Larger teams may benefit from commitment tiers if daily Analytics Logs volume is stable enough.
When Azure Monitor May Not Be the Right Fit
Azure Monitor pricing is detailed, flexible, and powerful, but not simple. Teams that want one flat ingestion rate may prefer alternatives like CubeAPM or other predictable-pricing platforms.
Azure Monitor can support hybrid setups, but it remains Azure-first. Multi-cloud teams may prefer Datadog, New Relic, Dynatrace, Grafana Cloud, or CubeAPM.
Azure Monitor becomes much more valuable when teams can write useful KQL queries. Without that skill, teams may underuse the platform.
Azure Monitor is a Microsoft cloud service. Teams that need observability data to remain inside their own infrastructure may want to compare CubeAPM or other self-hosted options.
Conclusion
Azure Monitor is a strong monitoring and observability platform for Azure-native teams. It brings logs, metrics, Application Insights, alerts, Workbooks, managed Prometheus, and Azure integrations into one Microsoft ecosystem. Its biggest advantage is native Azure support, but its biggest challenge is pricing complexity.
Azure Monitor can work well when teams control log volume, query usage, alerts, retention, and related services. But if costs become hard to predict, or if teams need simpler pricing, full-stack observability outside Azure, self-hosted deployment, or stronger telemetry data control, alternatives like CubeAPM, Grafana Cloud, Datadog, New Relic, Dynatrace, and AWS CloudWatch are worth comparing.

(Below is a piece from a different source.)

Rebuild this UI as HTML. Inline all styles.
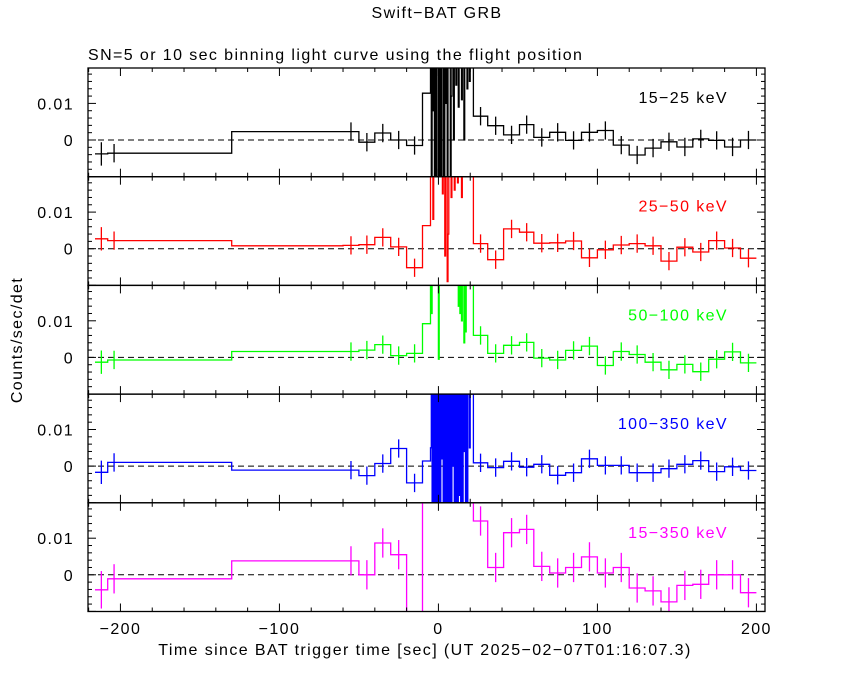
<!DOCTYPE html>
<html><head><meta charset="utf-8"><style>
html,body{margin:0;padding:0;background:#fff;}
svg{display:block;font-family:"Liberation Sans",sans-serif;}
svg text{letter-spacing:1.4px;}
</style></head><body>
<svg id="chart" width="850" height="680" viewBox="0 0 850 680" xmlns="http://www.w3.org/2000/svg">
<rect x="0" y="0" width="850" height="680" fill="#fff"/>
<text x="437" y="18" text-anchor="middle" font-size="16">Swift−BAT GRB</text>
<text x="88" y="60" font-size="16">SN=5 or 10 sec binning light curve using the flight position</text>
<text x="0" y="0" transform="translate(22,340) rotate(-90)" text-anchor="middle" font-size="16">Counts/sec/det</text>
<text x="425" y="655" text-anchor="middle" font-size="16">Time since BAT trigger time [sec] (UT 2025−02−07T01:16:07.3)</text>
<g id="plots"></g>
</svg>
<script>
const bandLabels = ["15−25 keV","25−50 keV","50−100 keV","100−350 keV","15−350 keV"];
const bandColors = ["#000000","#ff0000","#00ff00","#0000ff","#ff00ff"];
const xTicks = [-200,-100,0,100,200];
const xTickLabels = ["\u2212200","\u2212100","0","100","200"];
const yTicks = [0,0.01];
const yTickLabels = ["0","0.01"];
const preEdges = [-216,-208,-200,-130,-60,-50,-40,-30,-20,-10,-5];
const postEdges = [22,31,41,51,60,70,80,90,100,110,120,130,140,150,160,170,180,190,200];
const burstStart = -5, burstStep = 0.5;
const preErr = [0.0032,0.0025,0,0,0.0025,0.0025,0.0025,0.0025,0.0025,0];
const postErr = [0.0025,0.0025,0.0025,0.0025,0.0025,0.0025,0.0025,0.0025,0.0025,0.0025,0.0025,0.0025,0.0025,0.0025,0.0025,0.0025,0.0025,0.0025];
const errScale = [1,1,1,1,1.6];
const pre1 = [-0.0038,-0.0036,-0.0036,0.0023,0.0023,-0.0006,0.0019,0,-0.0015,0.0128];
const pre2 = [0.0027,0.0022,0.0022,0.0008,0.0009,0.0011,0.0031,0.0005,-0.0052,0.0063];
const pre3 = [-0.0013,-0.0007,-0.0007,0.0016,0.0016,0.002,0.0035,0.0005,0.0011,0.0092];
const pre4 = [-0.0017,0.001,0.001,-0.0011,-0.0011,-0.0026,0.0007,0.0048,-0.0046,0.0014];
const pre5 = [-0.0041,-0.0011,-0.0011,0.0038,0.0038,0,0.0087,0.0055,-0.015,0.03];
const post1 = [0.0065,0.0039,0.0014,0.0042,0.0007,0.0021,-0.0001,0.0021,0.0026,-0.0014,-0.0041,-0.0022,-0.0005,-0.0019,0.0003,-0.0001,-0.0019,0];
const post2 = [0.0014,-0.003,0.0054,0.0045,0.0015,0.0016,0.0021,-0.0025,-0.0003,0.001,0.0014,0.0008,-0.0034,0.0004,-0.0009,0.0022,0.0002,-0.0026];
const post3 = [0.006,0.0011,0.0033,0.0041,-0.0002,-0.0007,0.0019,0.0031,-0.0022,0.0016,0.0008,-0.0013,-0.0034,-0.0019,-0.0039,-0.0005,0.0015,-0.0015];
const post4 = [0.0009,-0.0004,0.0013,-0.0003,0.0005,-0.0025,-0.0018,0.002,0.0002,0.0002,-0.0018,-0.0018,-0.0007,0.0005,0.0015,-0.0015,-0.0002,-0.0012];
const post5 = [0.0147,0.002,0.0115,0.0124,0.0023,0.0005,0.002,0.0049,0.0005,0.002,-0.0036,-0.0044,-0.0074,-0.0029,-0.0026,0,0,-0.0049];
const burst1 = [0.03,-0.015,0.03,0.008,0.03,-0.015,0.03,-0.015,0.03,0.03,-0.015,0.03,-0.015,0.03,-0.015,-0.015,0.03,-0.015,0.03,0.01,0.03,-0.015,0.03,0.03,
 0.03,-0.015,0.012,0.03,0.03,0.0,0.03,0.03,0.015,0.03,0.03,0.009,0.03,0.03,0.03,0.011,0.03,0.03,0.0,0.03,0.03,0.03,0.014,0.03,0.03,0.016,0.03,0.03,0.03,0.03];
const burst2 = [0.03,0.03,0.03,0.008,0.03,0.03,0.03,0.03,0.03,0.03,0.03,0.03,0.03,0.03,0.03,0.015,0.03,0.03,-0.002,0.03,0.03,-0.009,0.004,0.03,
 0.03,0.03,0.014,0.03,0.03,0.03,0.016,0.03,0.03,0.03,0.018,0.03,0.03,0.03,0.03,0.014,0.03,0.03,0.03,0.03,0.03,0.03,0.03,0.03,0.03,0.03,0.03,0.03,0.03,0.03];
const burst3 = [0.03,0.012,0.03,0.03,0.03,0.03,0.03,0.03,0.03,0.03,-0.0005,0.03,0.03,0.03,0.03,0.03,0.03,0.03,0.03,0.03,0.03,0.03,0.03,0.03,
 0.03,0.03,0.03,0.03,0.03,0.03,0.03,0.03,0.03,0.03,0.03,0.014,0.03,0.012,0.03,0.01,0.03,0.03,0.004,0.03,0.007,0.03,0.03,0.03,0.03,0.03,0.03,0.03,0.03,0.03];
const burst4 = [0.005,0.03,-0.015,0.03,-0.015,0.03,-0.015,0.03,-0.015,0.03,-0.015,0.03,-0.015,0.03,0.002,0.03,-0.015,0.03,-0.015,0.03,-0.015,0.03,-0.015,0.03,
 -0.015,0.03,-0.015,0.03,0.0,0.03,-0.015,0.03,-0.015,0.03,-0.015,0.03,-0.008,0.03,-0.015,0.03,-0.015,0.03,0.004,0.03,-0.015,0.03,-0.015,0.03,0.03,0.005,0.03,0.03,0.03,0.03];
const burst5 = [0.03,0.03,0.03,0.03,0.03,0.03,0.03,0.03,0.03,0.03,0.03,0.03,0.03,0.03,0.03,0.03,0.03,0.03,0.03,0.03,0.03,0.03,0.03,0.03,
 0.03,0.03,0.03,0.03,0.03,0.03,0.03,0.03,0.03,0.03,0.03,0.03,0.03,0.03,0.03,0.03,0.03,0.03,0.03,0.03,0.03,0.03,0.03,0.03,0.03,0.03,0.03,0.03,0.03,0.03];
const preVals = [pre1,pre2,pre3,pre4,pre5];
const postVals = [post1,post2,post3,post4,post5];
const burstVals = [burst1,burst2,burst3,burst4,burst5];

const NS = "http://www.w3.org/2000/svg";
const L = 88, R = 765;
const tops = [68,176.7,285.4,394.1,502.8];
const PH = 108.7;
const xMin = -220.4, xMax = 205.4;
function xs(t){ return L + (t - xMin) / (xMax - xMin) * (R - L); }
function ys(p, v){ return tops[p] + 72 - v * 3660; }
const g = document.getElementById('plots');
function mk(tag, attrs, parent){ const e = document.createElementNS(NS, tag); for (const k in attrs) e.setAttribute(k, attrs[k]); (parent||g).appendChild(e); return e; }

for (let p = 0; p < 5; p++) {
  const top = tops[p], bot = top + PH;
  const clip = mk('clipPath', {id: 'clip' + p});
  mk('rect', {x: L, y: top, width: R - L, height: PH}, clip);
  const pg = mk('g', {'clip-path': 'url(#clip' + p + ')'});
  
  
  const z = mk('line', {x1: L, x2: R, y1: ys(p,0), y2: ys(p,0), stroke: '#000', 'stroke-width': 1, 'stroke-dasharray': '6,4'}, pg);
  
  
  const bins = [];
  for (let i = 0; i < preEdges.length - 1; i++) bins.push([preEdges[i], preEdges[i+1], preVals[p][i], preErr[i]]);
  for (let i = 0; i < burstVals[p].length; i++) { const a = burstStart + i * burstStep; bins.push([a, a + burstStep, burstVals[p][i], 0]); }
  bins.push([bins[bins.length-1][1], postEdges[0], burstVals[p][burstVals[p].length-1], 0]);
  for (let i = 0; i < postEdges.length - 1; i++) bins.push([postEdges[i], postEdges[i+1], postVals[p][i], postErr[i]]);
  let d = '';
  bins.forEach((b, i) => {
    const yy = ys(p, b[2]).toFixed(1);
    d += (i === 0 ? 'M' : 'L') + xs(b[0]).toFixed(1) + ' ' + yy + ' L' + xs(b[1]).toFixed(1) + ' ' + yy + ' ';
  });
  const path = mk('path', {d: d, fill: 'none', stroke: bandColors[p], 'stroke-width': 1.3}, pg);
  
  
  bins.forEach(b => {
    if (b[3] > 0) {
      const cx = xs((b[0] + b[1]) / 2), e = b[3] * errScale[p];
      const el = mk('line', {x1: cx, x2: cx, y1: ys(p, b[2] + e), y2: ys(p, b[2] - e), stroke: bandColors[p], 'stroke-width': 1.3}, pg);
      
      
    }
  });
  const fr = mk('rect', {x: L, y: top, width: R - L, height: PH, fill: 'none', stroke: '#000', 'stroke-width': 1.3});
  
  
  for (let t = -220; t <= 200; t += 20) {
    const major = (t % 100 === 0);
    const len = major ? 8 : 4, x = xs(t);
    if (x < L) continue;
    mk('line', {x1: x, x2: x, y1: top, y2: top + len, stroke: '#000', 'stroke-width': 1});
    mk('line', {x1: x, x2: x, y1: bot, y2: bot - len, stroke: '#000', 'stroke-width': 1});
  }
  for (let k = -5; k <= 9; k++) {
    const v = k * 0.002, y = ys(p, v);
    if (y <= top || y >= bot) continue;
    const len = (k % 5 === 0) ? 8 : 4;
    mk('line', {x1: L, x2: L + len, y1: y, y2: y, stroke: '#000', 'stroke-width': 1});
    mk('line', {x1: R, x2: R - len, y1: y, y2: y, stroke: '#000', 'stroke-width': 1});
  }
  yTicks.forEach((v, i) => {
    const t = mk('text', {x: 74, y: ys(p, v) + 6, 'text-anchor': 'end', 'font-size': 16});
    t.textContent = yTickLabels[i];
    
    
  });
  const lb = mk('text', {x: 728, y: top + 35, 'text-anchor': 'end', 'font-size': 16, fill: bandColors[p]});
  lb.textContent = bandLabels[p];
  
  
}
xTicks.forEach((t, i) => {
  const el = mk('text', {x: xs(t), y: 634, 'text-anchor': 'middle', 'font-size': 16});
  el.textContent = xTickLabels[i];
  
  
});
</script>
</body></html>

Disclaimer: This is an independent editorial review based on publicly available Azure Monitor documentation, Microsoft Azure pricing pages, competitor SERP patterns, and public product information at the time of writing. Pricing, feature availability, and plan terms may change. Readers should verify current pricing and contractual details directly with Microsoft before making purchasing or implementation decisions.
FAQs
1. How does Azure Monitor pricing work?
Azure Monitor pricing is usage-based. You are billed for items such as log ingestion, log queries, custom metrics, alerts, web tests, retention, export, and related services. Standard Azure platform metrics and activity logs are generally included, but many advanced monitoring features are charged separately.
2. What is the biggest cost driver in Azure Monitor pricing?
Log ingestion is usually the biggest cost driver in Azure Monitor pricing. Costs can rise quickly when teams send large volumes of application logs, Kubernetes logs, debug logs, gateway logs, and non-production logs into Azure Monitor.
3. Does Azure Monitor charge for Basic Logs queries?
Yes. Basic Logs have lower ingestion pricing than Analytics Logs, but queries are charged separately based on the amount of data scanned. This means frequent searches across large Basic Logs datasets can add extra cost.
4. Are Azure Monitor alerts free?
Some alerting allowances are included, but Azure Monitor alerts are not always free. Metric alerts are billed by monitored time series, while log alerts are billed by rule frequency and related usage. Higher-frequency log alerts and high-cardinality metric alerts can increase cost.
5. How can teams reduce Azure Monitor pricing?
Teams can reduce Azure Monitor costs by lowering noisy log volume, using the right log plan, limiting large query scans, tuning alert rules, avoiding unnecessary high-frequency alerts, setting retention based on need, and reviewing web test frequency and locations.